◆ **Stated task**:
Look at the data below and print exactly the lines from its first line through the line with "from matplotlib.patches import Rectangle"; the pictures stay out of the copy.

______

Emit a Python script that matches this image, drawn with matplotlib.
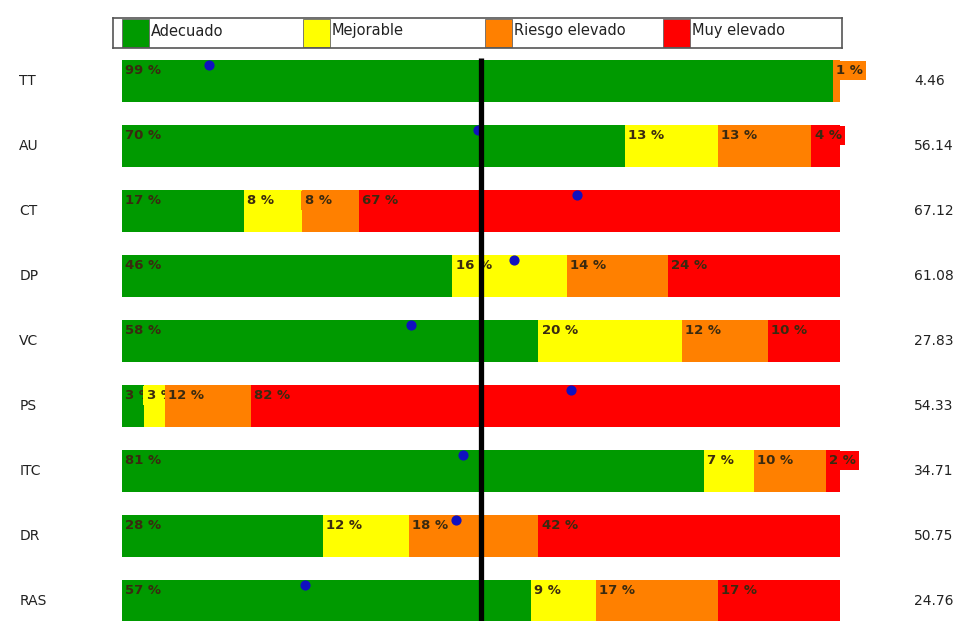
import matplotlib.pyplot as plt
from matplotlib.patches import Rectangle

# data
rows = ["TT", "AU", "CT", "DP", "VC", "PS", "ITC", "DR", "RAS"]
adecuado = [99, 70, 17, 46, 58, 3, 81, 28, 57]
mejorable = [0, 13, 8, 16, 20, 3, 7, 12, 9]
riesgo = [1, 13, 8, 14, 12, 12, 10, 18, 17]
muy_elevado = [0, 4, 67, 24, 10, 82, 2, 42, 17]
dots = [12.1, 49.6, 63.4, 54.6, 40.3, 62.5, 47.5, 46.5, 25.5]
scores = ["4.46", "56.14", "67.12", "61.08", "27.83", "54.33", "34.71", "50.75", "24.76"]

categories = ["Adecuado", "Mejorable", "Riesgo elevado", "Muy elevado"]
colors = ["#009a00", "#ffff00", "#ff8000", "#ff0000"]

plt.rcParams['font.family'] = ['DejaVu Sans']

W, H = 966, 621
fig = plt.figure(figsize=(W / 100, H / 100), dpi=100)

# main axes: x 0..100 maps to pixel 122..840, rows 65 px apart
ax = fig.add_axes([122 / W, 0, 718 / W, (621 - 48) / H])
ax.set_xlim(0, 100)
ax.set_ylim((621 - 81) / 65, (48 - 81) / 65)
ax.axis("off")

series = [adecuado, mejorable, riesgo, muy_elevado]
bar_h = 0.65
for i, name in enumerate(rows):
    left = 0
    for vals, col in zip(series, colors):
        v = vals[i]
        if v > 0:
            ax.barh(i, v, left=left, height=bar_h, color=col, zorder=1)
            ax.text(left + 0.45, i - bar_h / 2 + 0.065, f"{v} %", ha="left", va="top",
                    fontsize=9.5, fontweight="bold", color="#3a2a10", zorder=3,
                    bbox=dict(boxstyle="square,pad=0.25", fc=col, ec="none"))
        left += v
    ax.text(-14.3, i, name, ha="left", va="center", fontsize=10,
            color="#222222", clip_on=False)
    ax.text(110.3, i, scores[i], ha="left", va="center", fontsize=10,
            color="#222222", clip_on=False)

ax.scatter(dots, [i - bar_h / 2 + 0.08 for i in range(len(rows))], s=40,
           color="#1010c0", zorder=4)
ax.plot([50, 50], [(58 - 81) / 65, (621 - 81) / 65], color="black", lw=3.8,
        zorder=5, solid_capstyle="butt")

# legend box along the top
lax = fig.add_axes([113 / W, 1 - 48 / H, (842 - 113) / W, 30 / H])
lax.set_xlim(113, 842)
lax.set_ylim(0, 30)
lax.set_xticks([])
lax.set_yticks([])
for s in lax.spines.values():
    s.set_color("#555555")
    s.set_linewidth(1.2)
patch_x = [122, 303, 485, 663]
for x, col, lab in zip(patch_x, colors, categories):
    lax.add_patch(Rectangle((x, 1), 27, 28, fc=col, ec="#666666", lw=0.6))
    lax.text(x + 29, 17, lab, ha="left", va="center", fontsize=10.5, color="#222222")

fig.savefig("out.png", dpi=100)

______

◆ **Response below**:
Emit a Python script that matches this image, drawn with matplotlib.
import matplotlib.pyplot as plt
from matplotlib.patches import Rectangle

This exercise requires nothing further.